Когда мы с Сергеем Бодровым сидим в его офисе, в кабинете продюсера Бэзила Иванюка, где по стенам развешаны дипломы за Неимоверные Достижения и Невообразимый Вклад, Бодров рассказывает мне про последний телефонный разговор с сыном. Сергей-младший был уже в Кармадоне, и речь у них с отцом зашла о Карлосе Кастанеде. Отец пожаловался на непереводимость: есть у Кастанеды такой важный образ, Warrior. Вот идет по пустыне некто – и вдруг упирается в высоченную, бесконечно уходящую в обе стороны стену. И если некто – обычный человек, он принимается идти вдоль стены в поисках двери, или, скажем, рыть подкоп, или вовсе поворачивает обратно. А если он Warrior, он берет – и просто перепрыгивает эту стену. И отец заметил, что буквального перевода – «воин» – совершенно недостаточно для выражения сущности такого необычного человека. А сын мгновенно откликнулся: ну как же, пап, это же проще простого. Избранный, само собой.
После этого отец и сын поговорили еще о чем-то, попрощались – и больше не разговаривали уже никогда.
Он рассказывает мне об этом, а я думаю, что Бодров-сын и впрямь мог оказаться этим самым Избранным, брезжило что-то такое за его стремительным взлетом на фоне общего обвала. А вот Бодров-отец, конечно, ни в одном глазу не Warrior. Он не умеет перепрыгивать стены.
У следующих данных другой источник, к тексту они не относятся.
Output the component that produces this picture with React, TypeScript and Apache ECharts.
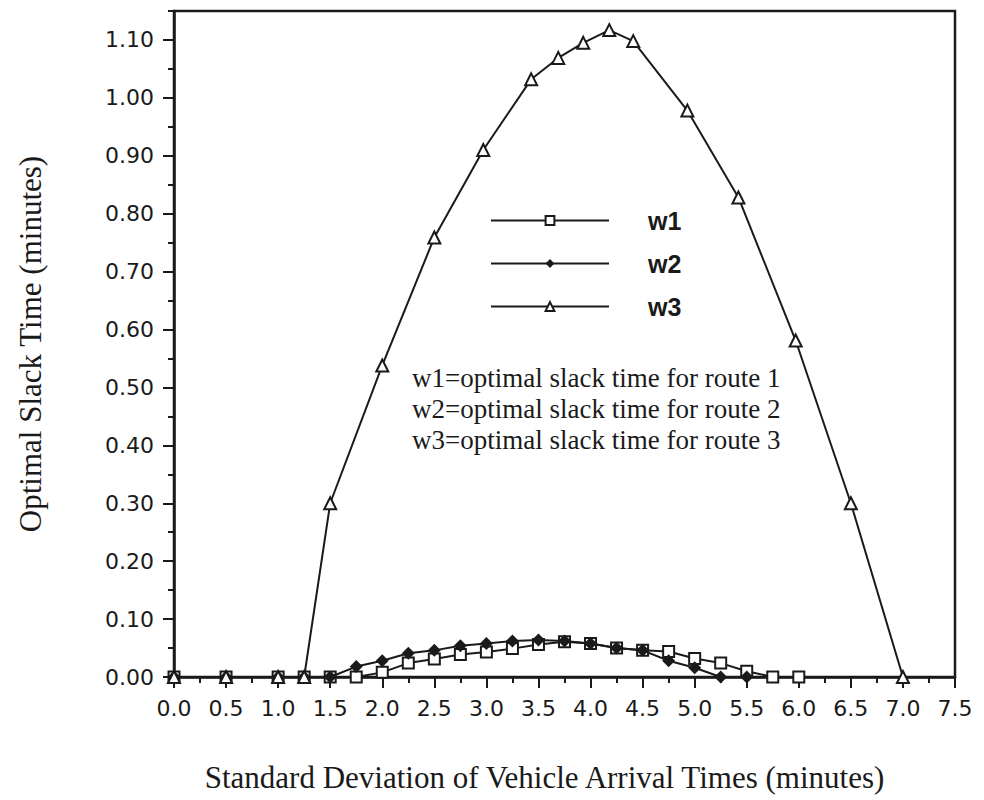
import React, { useEffect, useRef } from "react";
import * as echarts from "echarts";

// Standard deviation of vehicle arrival times (minutes) and optimal slack time (minutes)
const w1X = [0, 0.5, 1.0, 1.25, 1.5, 1.75, 2.0, 2.25, 2.5, 2.75, 3.0, 3.25, 3.5, 3.75, 4.0, 4.25, 4.5, 4.75, 5.0, 5.25, 5.5, 5.75, 6.0];
const w1Values = [0, 0, 0, 0, 0, 0, 0.008, 0.024, 0.031, 0.039, 0.043, 0.049, 0.056, 0.061, 0.058, 0.05, 0.046, 0.044, 0.032, 0.024, 0.01, 0, 0];

const w2X = [0, 0.5, 1.0, 1.25, 1.5, 1.75, 2.0, 2.25, 2.5, 2.75, 3.0, 3.25, 3.5, 3.75, 4.0, 4.25, 4.5, 4.75, 5.0, 5.25, 5.5];
const w2Values = [0, 0, 0, 0, 0, 0.018, 0.028, 0.041, 0.046, 0.054, 0.058, 0.062, 0.064, 0.062, 0.058, 0.05, 0.046, 0.028, 0.016, 0, 0];

const w3X = [0, 0.5, 1.0, 1.25, 1.5, 2.0, 2.5, 2.97, 3.43, 3.69, 3.93, 4.18, 4.41, 4.93, 5.42, 5.97, 6.5, 7.0];
const w3Values = [0, 0, 0, 0, 0.3, 0.538, 0.759, 0.91, 1.032, 1.069, 1.095, 1.117, 1.098, 0.978, 0.828, 0.581, 0.3, 0];

const seriesNames = ["w1", "w2", "w3"];
const noteLines = [
  "w1=optimal slack time for route 1",
  "w2=optimal slack time for route 2",
  "w3=optimal slack time for route 3",
];
const xTitle = "Standard Deviation of Vehicle Arrival Times (minutes)";
const yTitle = "Optimal Slack Time (minutes)";

const INK = "#1a1a1a";

function pairs(xs: number[], ys: number[]) {
  return xs.map((x, i) => [x, ys[i]]);
}

export default function App() {
  const ref = useRef<HTMLDivElement>(null);

  useEffect(() => {
    if (!ref.current) return;
    const chart = echarts.init(ref.current, undefined, { renderer: "svg" });
    const tickFont = "DejaVu Sans";
    const option: any = {
      animation: false,
      backgroundColor: "#ffffff",
      grid: {
        left: 174,
        right: 29,
        top: 11,
        bottom: 123,
        show: true,
        borderColor: INK,
        borderWidth: 2.5,
        backgroundColor: "transparent",
      },
      legend: {
        data: seriesNames,
        orient: "vertical",
        left: 490,
        top: 208,
        padding: 0,
        itemWidth: 118,
        itemHeight: 11,
        itemGap: 18,
        textStyle: {
          fontFamily: "Liberation Sans",
          fontWeight: "bold",
          fontSize: 25,
          color: INK,
          padding: [0, 0, 0, 34],
        },
        selectedMode: false,
      },
      xAxis: {
        type: "value",
        min: 0,
        max: 7.5,
        interval: 0.5,
        name: xTitle,
        nameLocation: "middle",
        nameGap: 85,
        nameTextStyle: { fontFamily: "Liberation Serif", fontSize: 31, color: INK, padding: [0, 40, 0, 0] },
        axisLine: { show: true, onZero: false, lineStyle: { color: INK, width: 2.5 } },
        axisTick: { show: true, inside: false, length: 11, lineStyle: { color: INK, width: 2 } },
        minorTick: { show: true, splitNumber: 2, length: 6, lineStyle: { color: INK, width: 2 } },
        axisLabel: {
          margin: 20,
          fontFamily: tickFont,
          fontSize: 22,
          color: INK,
          formatter: (v: number) => v.toFixed(1),
        },
        splitLine: { show: false },
        minorSplitLine: { show: false },
      },
      yAxis: [
        {
          type: "value",
          min: 0,
          max: 1.15,
          interval: 0.1,
          name: yTitle,
          nameLocation: "middle",
          nameGap: 128,
          nameTextStyle: { fontFamily: "Liberation Serif", fontSize: 31, color: INK },
          axisLine: { show: true, onZero: false, lineStyle: { color: INK, width: 2.5 } },
          axisTick: { show: true, inside: false, length: 11, lineStyle: { color: INK, width: 2 } },
          axisLabel: {
            margin: 20,
            fontFamily: tickFont,
            fontSize: 22,
            color: INK,
            showMaxLabel: false,
            formatter: (v: number) => v.toFixed(2),
          },
          splitLine: { show: false },
        },
        {
          type: "value",
          position: "left",
          min: 0,
          max: 1.15,
          interval: 0.05,
          axisLine: { show: false },
          axisTick: { show: true, inside: false, length: 6, lineStyle: { color: INK, width: 2 } },
          axisLabel: { show: false },
          splitLine: { show: false },
        },
      ],
      graphic: noteLines.map((t, i) => ({
        type: "text",
        x: 412,
        y: 378 + i * 31,
        style: {
          text: t,
          fill: INK,
          font: '27px "Liberation Serif"',
          verticalAlign: "middle",
        },
      })),
      series: [
        {
          name: seriesNames[0],
          type: "line",
          data: pairs(w1X, w1Values),
          symbol: "emptyRect",
          symbolSize: 11,
          itemStyle: { color: INK, borderWidth: 2.5 },
          lineStyle: { color: INK, width: 2 },
          z: 2,
        },
        {
          name: seriesNames[1],
          type: "line",
          data: pairs(w2X, w2Values),
          symbol: "diamond",
          symbolSize: 13,
          itemStyle: { color: INK },
          lineStyle: { color: INK, width: 2 },
          z: 3,
        },
        {
          name: seriesNames[2],
          type: "line",
          data: pairs(w3X, w3Values),
          symbol: "emptyTriangle",
          symbolSize: 12,
          itemStyle: { color: INK, borderWidth: 2.2 },
          lineStyle: { color: INK, width: 2 },
          z: 4,
        },
      ],
    };
    chart.setOption(option);
    return () => chart.dispose();
  }, []);

  return (
    <div
      ref={ref}
      style={{ position: "absolute", left: 0, top: 0, width: 984, height: 800, background: "#fff" }}
    />
  );
}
Его дар, большой он или малый, совсем в другом.
Он в том, чтобы ощущать: большинство стен – неважно, между Западом ли и Востоком, Россией и Европой, советским и постсоветским, правым и левым, ретроградным и прогрессивным, высоким и низким, жанровым и интеллектуальным, авторским и коммерческим, «Мосфильмом» и Голливудом, – существуют исключительно у нас в голове.
И еще – в том, чтобы жить в соответствии с этим ощущением.
Мир делится на магглов и волшебников
– Жизнь – это творческий задачник: / условья пишутся тобой. / Подумаешь, что неудачник, – / и тут же проиграешь бой, / сам вечно будешь виноватым / в бревне, что на пути твоем; / я, в общем-то, не верю в фатум – / его мы сами создаем; / как мыслишь – помните Декарта? – / так и живешь; твой атлас чист; / судьба есть контурная карта – / ты сам себе геодезист.
Это театр «Практика», День святого Валентина, последний прогон поэтического спектакля «Стихи о любви». Вера Полозкова сидит по-турецки (на джинсовой коленке художественная прореха) на скупо освещенной сцене перед пустым залом и ровно, немножко устало читает свое шестилетней давности стихотворение. Бери выше, поэтический манифест – там дальше всё на том же градусе скорее стопроцентного серьеза, чуть закамуфлированного самоиронией, нежели наоборот: «Пусть это мы невроз лелеем, / невроз всех тех, кто одинок; / пусть пахнет супом, пылью, клеем / наш гордый лавровый венок. / Пусть да, мы дураки и дуры, / и поделом нам, дуракам… / Но просто без клавиатуры / безумно холодно рукам». Не крутовата ли лирическая поза, не смешно ли эдак декларировать-то красивой и здоровой двадцатилетней девице, а уж первая строчка – «А факт безжалостен и жуток, / как наведенный арбалет: / приплыли, через трое суток / мне стукнет ровно двадцать лет» – вообще какой-то сам себе подмигивающий шевалье д’Артаньян: ах, много, сударь, осьмнадцать!.. Или не смешно? – в конце концов манифесты только желторотые и пишут, много о себе понимающие. И вообще мы как-то забываем, что поэзия – дело молодых, лекарство против морщин, почти как рок-н-ролл: ремесло, где в высшей лиге, в пантеоне временно бессмертных, на каждого великого старца приходится трое катапультировавшихся из профессии, а то и (сплюнуть через плечо) из жизни до тридцати, максимум – сорока.